START COLLECTED DATA
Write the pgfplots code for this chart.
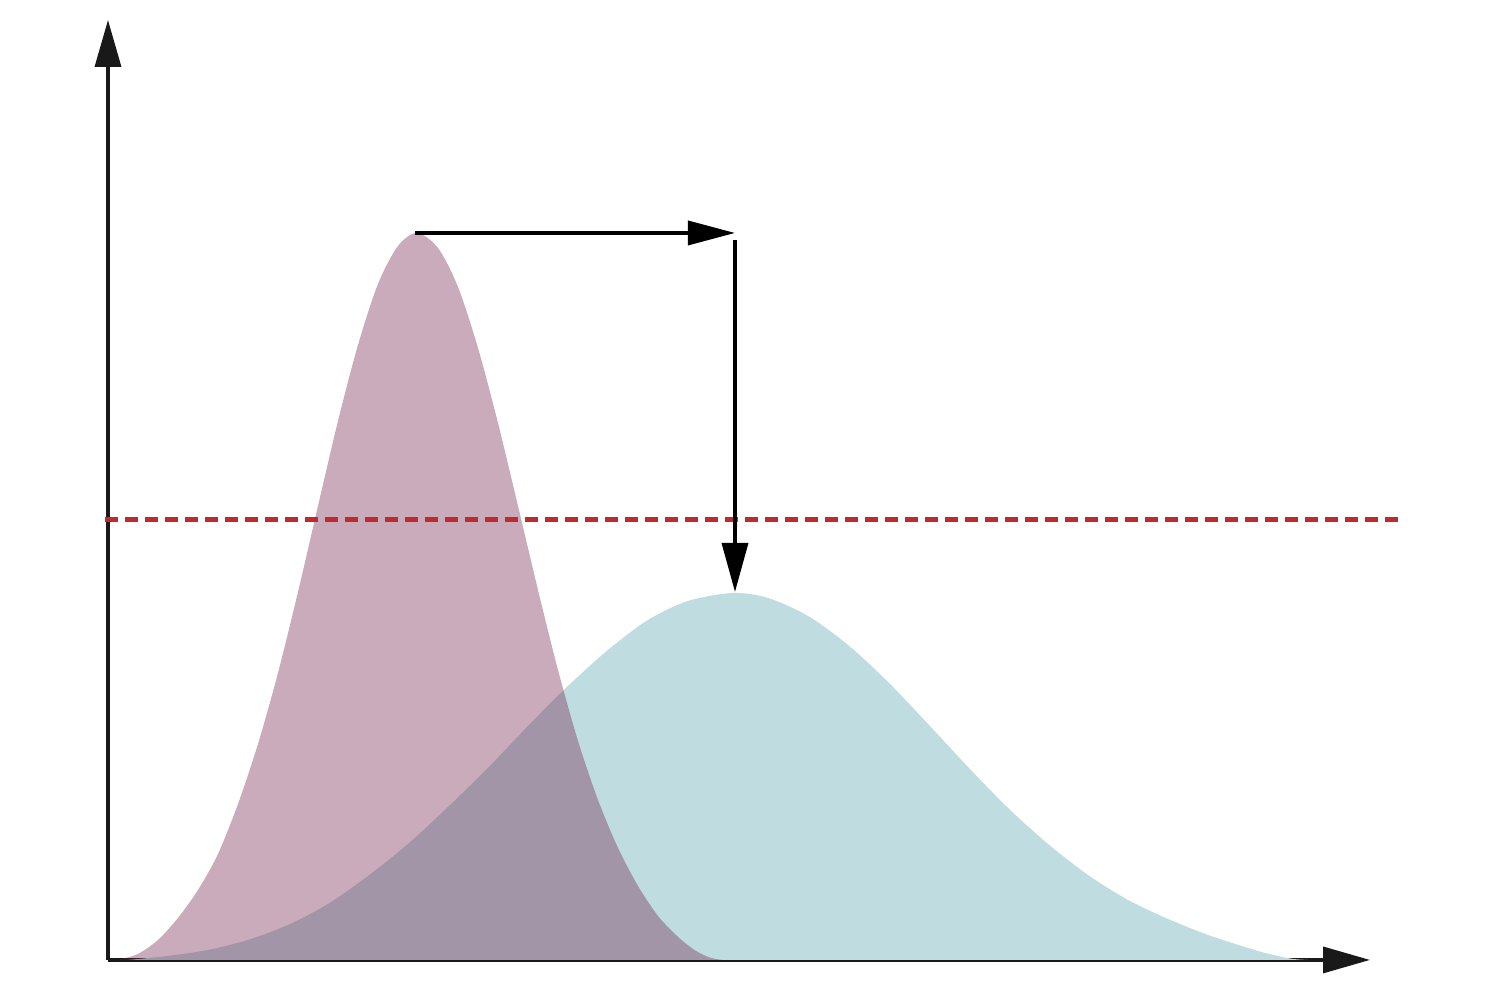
\documentclass[border=0pt]{standalone}
\usepackage{pgfplots}
\pgfplotsset{compat=1.18}
\usetikzlibrary{arrows.meta}

\definecolor{pinkbase}{RGB}{113,34,76}
\definecolor{tealfill}{RGB}{191,220,224}
\definecolor{dashred}{RGB}{190,42,46}

\begin{document}
\begin{tikzpicture}
\begin{axis}[
    scale only axis,
    width=12.62cm, height=9.40cm,
    xmin=0, xmax=1262,
    ymin=0, ymax=940,
    axis lines=left,
    axis line style={line width=0.035cm, black!90, -{Triangle[length=0.47cm,width=0.26cm]}},
    xtick=\empty, ytick=\empty,
    clip=false,
]
% keep the picture the size of the reference
\path (-108,-40) rectangle (1392,960);

% second wave
\addplot[draw=none, fill=tealfill, smooth] coordinates {
    (20,0)(60,4)(100,10)(140,20)(180,35)(220,56)(260,84)(300,116)
    (340,153)(380,192)(420,234)(460,274)(500,310)(540,340)(580,359)
    (625,367)(660,362)(700,344)(740,315)(780,278)(820,236)(860,193)
    (900,152)(940,116)(980,85)(1020,60)(1060,41)(1100,25)(1140,12)
    (1165,5)(1185,1)(1200,0)
} \closedcycle;

% first wave (semi-transparent, on top)
\addplot[draw=none, fill=pinkbase, fill opacity=0.38, smooth] coordinates {
    (10,0)(30,6)(50,20)(70,42)(90,70)(110,106)(130,156)(150,216)
    (170,287)(190,368)(210,454)(230,539)(250,615)(270,676)(290,714)
    (309,727)(330,712)(350,673)(370,612)(390,537)(410,454)(430,370)
    (450,290)(470,219)(490,160)(510,112)(530,74)(550,44)(570,23)
    (588,9)(603,2)(615,0)
} \closedcycle;

% capacity line
\addplot[dashred, line width=0.05cm, dash pattern=on 0.135cm off 0.065cm]
    coordinates {(-3,440)(1292,440)};

% shift arrows
\addplot[black, line width=0.035cm, -{Triangle[length=0.47cm,width=0.24cm]}]
    coordinates {(307,727)(627,727)};
\addplot[black, line width=0.035cm, -{Triangle[length=0.49cm,width=0.26cm]}]
    coordinates {(627,720)(627,368)};
\end{axis}
\end{tikzpicture}
\end{document}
END COLLECTED DATA
Quote the data above in full and without alteration; skip the pictures.

**EXPECTED ANSWER**
Write the pgfplots code for this chart.
\documentclass[border=0pt]{standalone}
\usepackage{pgfplots}
\pgfplotsset{compat=1.18}
\usetikzlibrary{arrows.meta}

\definecolor{pinkbase}{RGB}{113,34,76}
\definecolor{tealfill}{RGB}{191,220,224}
\definecolor{dashred}{RGB}{190,42,46}

\begin{document}
\begin{tikzpicture}
\begin{axis}[
    scale only axis,
    width=12.62cm, height=9.40cm,
    xmin=0, xmax=1262,
    ymin=0, ymax=940,
    axis lines=left,
    axis line style={line width=0.035cm, black!90, -{Triangle[length=0.47cm,width=0.26cm]}},
    xtick=\empty, ytick=\empty,
    clip=false,
]
% keep the picture the size of the reference
\path (-108,-40) rectangle (1392,960);

% second wave
\addplot[draw=none, fill=tealfill, smooth] coordinates {
    (20,0)(60,4)(100,10)(140,20)(180,35)(220,56)(260,84)(300,116)
    (340,153)(380,192)(420,234)(460,274)(500,310)(540,340)(580,359)
    (625,367)(660,362)(700,344)(740,315)(780,278)(820,236)(860,193)
    (900,152)(940,116)(980,85)(1020,60)(1060,41)(1100,25)(1140,12)
    (1165,5)(1185,1)(1200,0)
} \closedcycle;

% first wave (semi-transparent, on top)
\addplot[draw=none, fill=pinkbase, fill opacity=0.38, smooth] coordinates {
    (10,0)(30,6)(50,20)(70,42)(90,70)(110,106)(130,156)(150,216)
    (170,287)(190,368)(210,454)(230,539)(250,615)(270,676)(290,714)
    (309,727)(330,712)(350,673)(370,612)(390,537)(410,454)(430,370)
    (450,290)(470,219)(490,160)(510,112)(530,74)(550,44)(570,23)
    (588,9)(603,2)(615,0)
} \closedcycle;

% capacity line
\addplot[dashred, line width=0.05cm, dash pattern=on 0.135cm off 0.065cm]
    coordinates {(-3,440)(1292,440)};

% shift arrows
\addplot[black, line width=0.035cm, -{Triangle[length=0.47cm,width=0.24cm]}]
    coordinates {(307,727)(627,727)};
\addplot[black, line width=0.035cm, -{Triangle[length=0.49cm,width=0.26cm]}]
    coordinates {(627,720)(627,368)};
\end{axis}
\end{tikzpicture}
\end{document}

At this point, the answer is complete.